250 ml Soy milk (1 cup)
2 Teaspoons Apple cider vinegar (or lemon juice)
150 g Vegan margarine (~½ cup + 2 tablespoons)
½ Teaspoon Instant coffee granules (To enhance the chocolate flavour. Can be subbed for 1 teaspoon vanilla extract.)
250 g Self-raising flour (~2 cups)
½ Teaspoon Bicarbonate of soda
3 Tablespoons Cocoa powder
180 g Caster sugar (¾ cup)
For the frosting:
230 g Icing sugar (~1+¾ cup)
2 Tablespoons Cocoa powder
1 Tablespoon Vegan margarine
3 Tablespoons Soy milk

Instructions

Preheat your oven to 180°C/350°F (160°C/325°F for fan or convection ovens). Lightly grease a 12-hole mini loaf tin (see notes).
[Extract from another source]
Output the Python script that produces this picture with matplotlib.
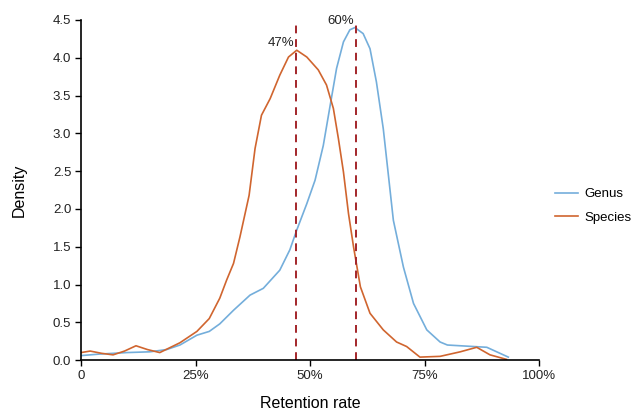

Mix the soy milk and vinegar together and set aside for 5 minutes. This will act as vegan buttermilk.

Melt the margarine then mix the coffee in until well combined. Set aside to cool slightly.

In a large bowl, mix together the flour, bicarbonate of soda, cocoa powder and caster sugar. Add the buttermilk and the melted margarine and mix until smooth.

Divide the batter between the 12 mini-loaf holes, leaving a small gap at the top to allow for rising.

Bake for around 15-18 minutes, or until a toothpick comes out clean.

Let them cool in the tin for around 10 minutes then gently transfer them to a wire rack and leave to cool completely.

For the frosting:

Mix all of the ingredients together until smooth. Add more soy milk to loosen it or more icing sugar to thicken it.

Pipe the frosting onto the cooled loaf cakes and enjoy!